We must remember that this people has only just learned to trust their god. They have had to be convinced to leave Egypt and then only departed when the Pharaoh demanded that they leave so that the plagues will end. They are then chased by Pharaoh’s army, ostensibly so he can bring them back. They miraculously walk through the Red Sea and see that army washed up on the beaches the next morning. Then, the real hardship of their journey sinks in. None of them knows where they are going. They are not practiced nomads as their ancestors Abraham and Sarah were. They are not skilled in wandering. So, here they are at Rephidim with no water. 

Practice:

Read Exodus 17:1-7. Imagine you are with the Israelites on their journey. Feel with the people what it must have been like. Then imagine Moses’ frustration. For each of these people, put your feeling into your body. (For example, sigh heavily and audibly or raise your shoulders and clench your jaw. Make your eyes look like you feel.)

Now, re-read v. 6.  Where was God? What was God’s way of dealing with both the people and Moses? Imagine how you would have felt as Moses or the people. Let your body feel that way, too.
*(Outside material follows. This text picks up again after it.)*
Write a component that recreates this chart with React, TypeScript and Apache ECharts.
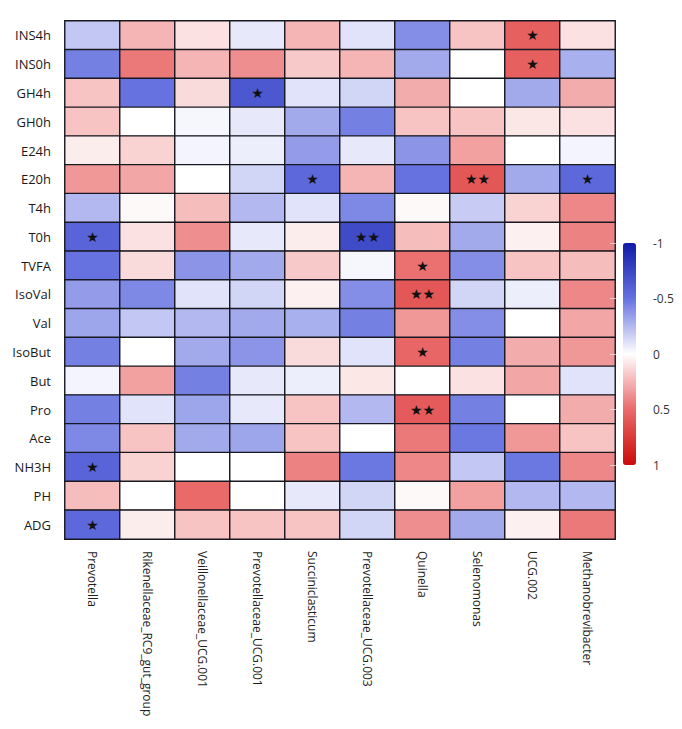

Spend some time in prayer reflecting on your own demands of God. Are there situations about which you are impatient for God to act? Do you sometimes demand before you look to see that God is already providing?

If you can, set a glass of water in front of you but don’t drink from it. Try to feel what it is like to be thirsty. Our bodies give us wonderful signals telling us that we need to drink. Jesus used this image of thirst in the Beatitudes: “Blessed are those who hunger and thirst for righteousness, for they will be filled,” Matt. 5:6. I once lamented to a mentor that my spiritual life felt dry and empty. He responded: “That’s wonderful. Hold onto the hunger and thirst. The promise is that you will be filled.” I was taken aback at his words, but over my lifetime, I have come to regard them as wisdom for the journey. Only when I know my need, will my desire for God be satisfied.

The psalmist feels this way when he writes: 

1 As a deer longs for flowing streams, 
   so my soul longs for you, O God. 
 2 My soul thirsts for God, 
   for the living God. 
   When shall I come and behold 
   the face of God? 
   -Ps 42:1–2.

Notice your glass of water. Don’t drink. Just be thirsty. Pray with the poet: “I want more love, / Which is to say, / more God,” (Jon M. Sweeney & Mark S. Burrows, Meister Eckhart’s Book of the Heart: Meditations for the Restless Soul).